On Art and IV’s


I want to discuss what it’s like to be an artist and a nurse. The visual art pieces are the easiest for me to post: I take a photograph of one of my images, down load it from the camera and upload it onto the blog. Poof!  I am the curator of my own Internet gallery. I can explain the images, or not, or use them for illustrations of random posts. I can take refuge in the worn statement “It’s just paint.”  Like a fish that surfaces then dives back into its watery depths, I find safety in the intentional layers of interpretations. My viewers tell me what the images represent to them. I don’t have to speak at all.

Writing is more problematic. Putting thoughts down in words feels like a greater commitment to what is said and more concrete than the commitment required by a brushstroke. Perhaps, because I write nonfiction, it seems more self-revealing.  However, every mark, be it a word or a brushstroke, reflects a choice made by its author, so perhaps there’s no difference at all.

I suppose that I could make up the stuff that I write. Why not? I mean, what I like about painting is that I can take a subject, then represent it any way that I want to. I like it when the image creates more questions than it answers. For me the object of writing is to examine truth and that requires an attention to detail.

On the days my focus is nursing, I spend a lot of time at work writing down objective information in carefully coded medical terminology. There’s no room in a medical record for speculation or inference, no magical realism. Events happened as written or not at all. Period. The writing is blunt and impersonal. Words in a medical record are merely tools to convey information; they are not supposed to be lovely or melodic on the tongue. There is nothing poetic about charting, and the information is private.

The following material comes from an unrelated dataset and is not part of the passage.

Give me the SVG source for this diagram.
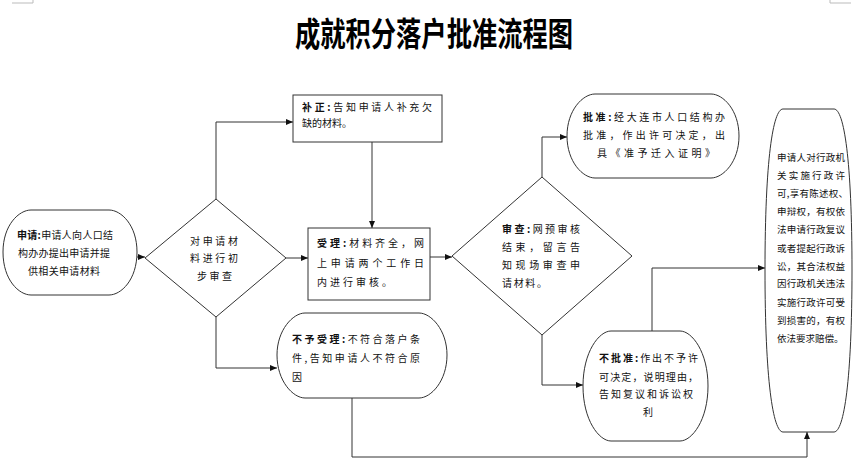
<svg xmlns="http://www.w3.org/2000/svg" width="860" height="468" viewBox="0 0 860 468">
<style>
.shape{fill:#fff;stroke:#333;stroke-width:1}
.conn{fill:none;stroke:#333;stroke-width:1}
.t{font-family:"Noto Sans CJK SC","Noto Sans",sans-serif;font-size:10px;fill:#111}
.r{font-size:9.5px}
.b{font-weight:bold}
.title{font-family:"Noto Sans CJK SC","Noto Sans",sans-serif;font-size:33px;font-weight:bold;fill:#000}
.corner{fill:none;stroke:#bbb;stroke-width:1}
</style>
<defs>
<marker id="arr" markerWidth="8" markerHeight="8" refX="7" refY="4" orient="auto" markerUnits="userSpaceOnUse">
<path d="M0,1 L7,4 L0,7 Z" fill="#111"/>
</marker>
</defs>
<rect width="860" height="468" fill="#fff"/>
<polyline class="corner" points="12,3 33,3 33,0"/>
<polyline class="corner" points="851,3 830,3 830,0"/>
<text class="title" x="295" y="46" textLength="278" lengthAdjust="spacingAndGlyphs">成就积分落户批准流程图</text>

<g id="connectors">
<path class="conn" d="M137,257 H145" marker-end="url(#arr)"/>
<path class="conn" d="M216,199 V122 H293" marker-end="url(#arr)"/>
<path class="conn" d="M372,142 V228" marker-end="url(#arr)"/>
<path class="conn" d="M286,258 H308" marker-end="url(#arr)"/>
<path class="conn" d="M216,317 V368 H277" marker-end="url(#arr)"/>
<path class="conn" d="M430,257 H452" marker-end="url(#arr)"/>
<path class="conn" d="M542,177 V137 H567" marker-end="url(#arr)"/>
<path class="conn" d="M542,335 V385 H583" marker-end="url(#arr)"/>
<path class="conn" d="M652,331 V268 H765" marker-end="url(#arr)"/>
<path class="conn" d="M352,398 V457 H807 V432" marker-end="url(#arr)"/>
</g>

<g id="node-apply">
<path class="shape" d="M31,210 H109 C121,210 137,225 137,252 C137,280 121,295 109,295 H31 C19,295 3,280 3,252 C3,225 19,210 31,210 Z"/>
<text class="t" x="17" y="239" textLength="96"><tspan class="b">申请:</tspan>申请人向人口结</text>
<text class="t" x="18" y="257" textLength="92">构办办提出申请并提</text>
<text class="t" x="28" y="275" textLength="72">供相关申请材料</text>
</g>

<g id="node-check">
<polygon class="shape" points="216,199 286,258 216,317 145,258"/>
<text class="t" x="190" y="245" textLength="48">对申请材</text>
<text class="t" x="190" y="262" textLength="48">料进行初</text>
<text class="t" x="197" y="280" textLength="35">步审查</text>
</g>

<g id="node-supplement">
<rect class="shape" x="293" y="95" width="149" height="47"/>
<text class="t" x="302" y="111" textLength="130"><tspan class="b">补正:</tspan>告知申请人补充欠</text>
<text class="t" x="302" y="127">缺的材料。</text>
</g>

<g id="node-accept">
<rect class="shape" x="308" y="228" width="122" height="72"/>
<text class="t" x="317" y="247" textLength="107"><tspan class="b">受理:</tspan>材料齐全，网</text>
<text class="t" x="317" y="267" textLength="107">上申请两个工作日</text>
<text class="t" x="317" y="286" textLength="75">内进行审核。</text>
</g>

<g id="node-reject-accept">
<path class="shape" d="M305,313 H419 C431,313 447,330 447,355 C447,381 431,398 419,398 H305 C293,398 277,381 277,355 C277,330 293,313 305,313 Z"/>
<text class="t" x="292" y="343" textLength="128"><tspan class="b">不予受理:</tspan>不符合落户条</text>
<text class="t" x="292" y="362" textLength="128">件,告知申请人不符合原</text>
<text class="t" x="292" y="381">因</text>
</g>

<g id="node-review">
<polygon class="shape" points="542,177 632,256 542,335 452,256"/>
<text class="t" x="502" y="233" textLength="78"><tspan class="b">审查:</tspan>网预审核</text>
<text class="t" x="502" y="251" textLength="78">结束，留言告</text>
<text class="t" x="502" y="269" textLength="78">知现场审查申</text>
<text class="t" x="502" y="287" textLength="45">请材料。</text>
</g>

<g id="node-approve">
<path class="shape" d="M595,94 H711 C723,94 739,110 739,136 C739,162 723,178 711,178 H595 C583,178 567,162 567,136 C567,110 583,94 595,94 Z"/>
<text class="t" x="583" y="121" textLength="142"><tspan class="b">批准:</tspan>经大连市人口结构办</text>
<text class="t" x="583" y="139" textLength="142">批准，作出许可决定，出</text>
<text class="t" x="597" y="157" textLength="118">具《准予迁入证明》</text>
</g>

<g id="node-deny">
<path class="shape" d="M611,331 H680 C692,331 708,352 708,386 C708,420 692,441 680,441 H611 C599,441 583,420 583,386 C583,352 599,331 611,331 Z"/>
<text class="t" x="599" y="362" textLength="99"><tspan class="b">不批准:</tspan>作出不予许</text>
<text class="t" x="599" y="381" textLength="99">可决定，说明理由，</text>
<text class="t" x="599" y="398" textLength="94">告知复议和诉讼权</text>
<text class="t" x="648" y="416" text-anchor="middle">利</text>
</g>

<g id="node-rights">
<path class="shape" d="M783,109 H834 C844,109 852,160 852,270 C852,380 844,432 834,432 H783 C773,432 765,380 765,270 C765,160 773,109 783,109 Z"/>
<text class="t r" x="777" y="161" textLength="68">申请人对行政机</text>
<text class="t r" x="777" y="179" textLength="68">关实施行政许</text>
<text class="t r" x="777" y="197" textLength="71">可,享有陈述权、</text>
<text class="t r" x="777" y="215" textLength="68">申辩权，有权依</text>
<text class="t r" x="777" y="233" textLength="68">法申请行政复议</text>
<text class="t r" x="777" y="252" textLength="68">或者提起行政诉</text>
<text class="t r" x="777" y="270" textLength="68">讼，其合法权益</text>
<text class="t r" x="777" y="287" textLength="68">因行政机关违法</text>
<text class="t r" x="777" y="306" textLength="68">实施行政许可受</text>
<text class="t r" x="777" y="324" textLength="68">到损害的，有权</text>
<text class="t r" x="777" y="342">依法要求赔偿。</text>
</g>
</svg>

I have an affinity for privacy. My father was a schoolboy in Nazi-occupied Italy during World War II.  He grew up knowing that telling tales or speaking about private matters could cause someone’s arrest or even death. In turn, I was raised in a very small town; gossip spread quickly, and at a young age I intuitively knew that private matters needed to stay unspoken beyond the dining room table.  In my family’s church, sins were only shared in the quasi-anonymous shelter of a confessional. The current generation’s willingness to post the most intimate details of their lives on the Internet is incomprehensible to me.  However, the same need for self-expression bangs determinedly at the door of my soul, and the private persona of the nurse gives way to the voice of the artist inside of me, despite all I have been taught.

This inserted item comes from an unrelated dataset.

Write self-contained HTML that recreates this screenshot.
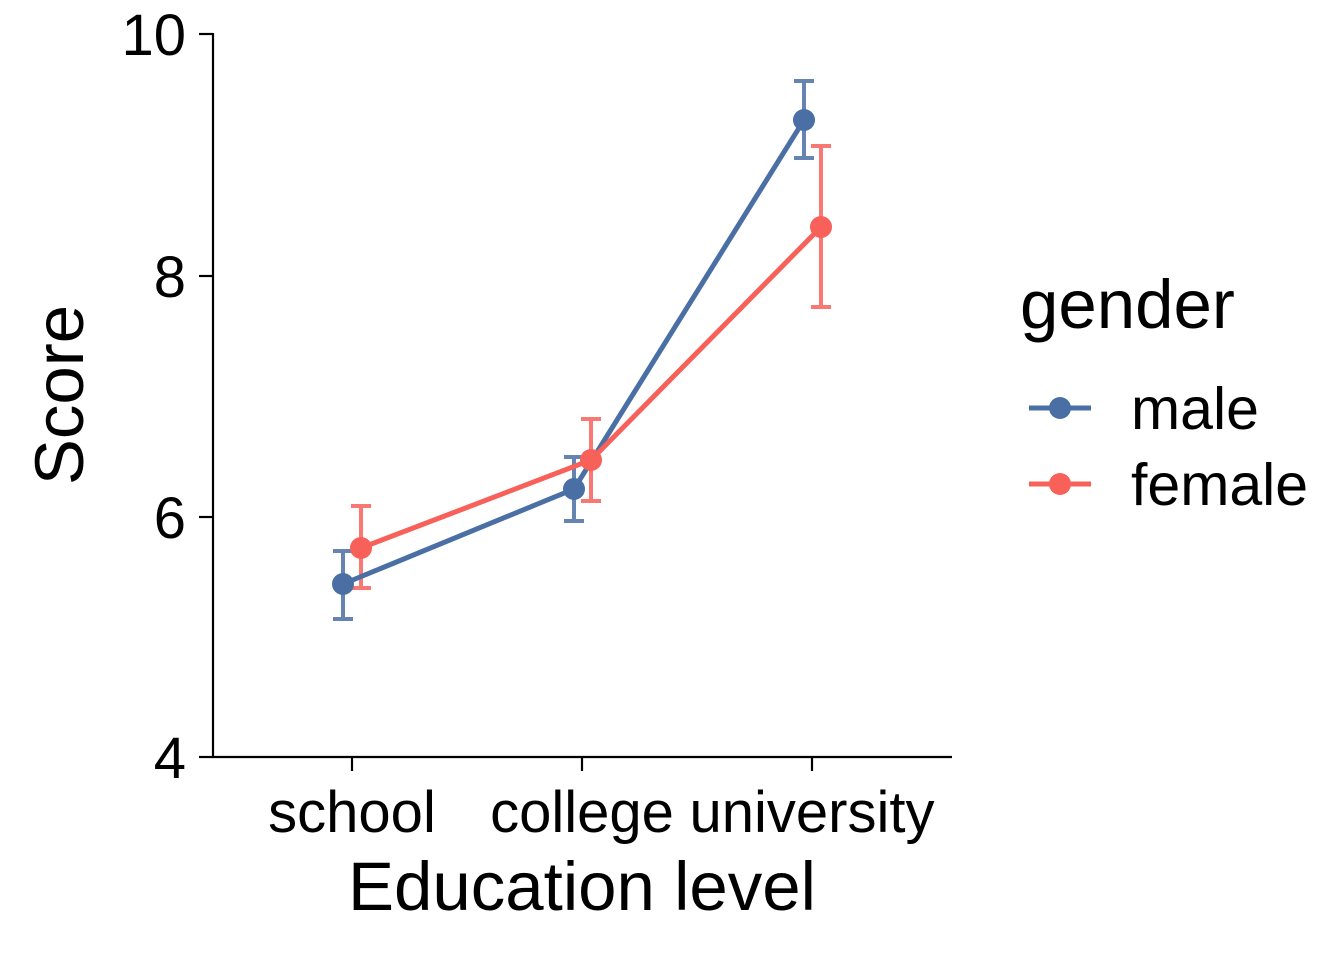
<!DOCTYPE html>
<html><head><meta charset="utf-8"><style>
html,body{margin:0;padding:0;background:#fff;}
text{font-family:"Liberation Sans",Arial,sans-serif;fill:#000;}
</style></head><body>
<svg width="1344" height="960" viewBox="0 0 1344 960" xmlns="http://www.w3.org/2000/svg">
<g stroke="#000" stroke-width="2.2" fill="none">
<line x1="213" y1="33" x2="213" y2="758"/>
<line x1="212" y1="757" x2="952" y2="757"/>
<line x1="199" y1="34" x2="213" y2="34"/>
<line x1="199" y1="276" x2="213" y2="276"/>
<line x1="199" y1="517" x2="213" y2="517"/>
<line x1="199" y1="757" x2="213" y2="757"/>
<line x1="352" y1="757" x2="352" y2="771"/>
<line x1="582" y1="757" x2="582" y2="771"/>
<line x1="812" y1="757" x2="812" y2="771"/>
</g>
<g font-size="58" text-anchor="end">
<text x="186" y="55">10</text>
<text x="186" y="297">8</text>
<text x="186" y="538">6</text>
<text x="186" y="778">4</text>
</g>
<g font-size="58" text-anchor="middle">
<text x="352" y="832">school</text>
<text x="582" y="832">college</text>
<text x="812" y="832">university</text>
</g>
<text x="582" y="910" font-size="69" text-anchor="middle">Education level</text>
<text transform="translate(83,395) rotate(-90)" font-size="69" text-anchor="middle">Score</text>
<g stroke="#4a6fa5" stroke-width="4" stroke-opacity="0.85" fill="none">
<path d="M343 551V619M333 551H353M333 619H353"/>
<path d="M574 457V521M564 457H584M564 521H584"/>
<path d="M804 81V158M794 81H814M794 158H814"/>
</g>
<g stroke="#f8605a" stroke-width="4" stroke-opacity="0.85" fill="none">
<path d="M361 506V588M351 506H371M351 588H371"/>
<path d="M591 419V501M581 419H601M581 501H601"/>
<path d="M821 146V307M811 146H831M811 307H831"/>
</g>
<polyline points="343,584 574,489 804,120" fill="none" stroke="#4a6fa5" stroke-width="5"/>
<polyline points="361,548 591,460 821,227" fill="none" stroke="#f8605a" stroke-width="5"/>
<g fill="#4a6fa5"><circle cx="343" cy="584" r="11"/><circle cx="574" cy="489" r="11"/><circle cx="804" cy="120" r="11"/></g>
<g fill="#f8605a"><circle cx="361" cy="548" r="11"/><circle cx="591" cy="460" r="11"/><circle cx="821" cy="227" r="11"/></g>
<text x="1020" y="328" font-size="69">gender</text>
<line x1="1029" y1="408" x2="1091" y2="408" stroke="#4a6fa5" stroke-width="5"/>
<circle cx="1060" cy="408" r="11" fill="#4a6fa5"/>
<line x1="1029" y1="484" x2="1091" y2="484" stroke="#f8605a" stroke-width="5"/>
<circle cx="1060" cy="484" r="11" fill="#f8605a"/>
<text x="1131" y="429" font-size="59">male</text>
<text x="1131" y="505" font-size="59">female</text>
</svg>
</body></html>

I’m not the only person I know who feels like this. At work a few weeks ago, I did a curbside in the hallway with a surgeon regarding a patient we share. The surgeon also writes, and once our patient concern was settled, we briefly caught up on our artistic pursuits. The doctor felt diffident about writing, and I admitted to the same. Then the surgeon went back to the OR and ran a scalpel through the soft tissues of a patient.  I returned to my own duties and slid an IV needle, slick as butter, into the vein of another patient, then infused medication intended for their treatment but, potentially harmful just the same if given incorrectly.  Neither the surgeon nor I felt that either procedure was as difficult as the self-exposure and disclosure of the act of writing, and I find that amusing.


  1. Julianna, I am so glad to read your writing–and so glad that you’ll be writing for our Crier, too.

    I can “see” and “hear” you in the words you write. You have a gift for it; thanks for sharing that gift with us.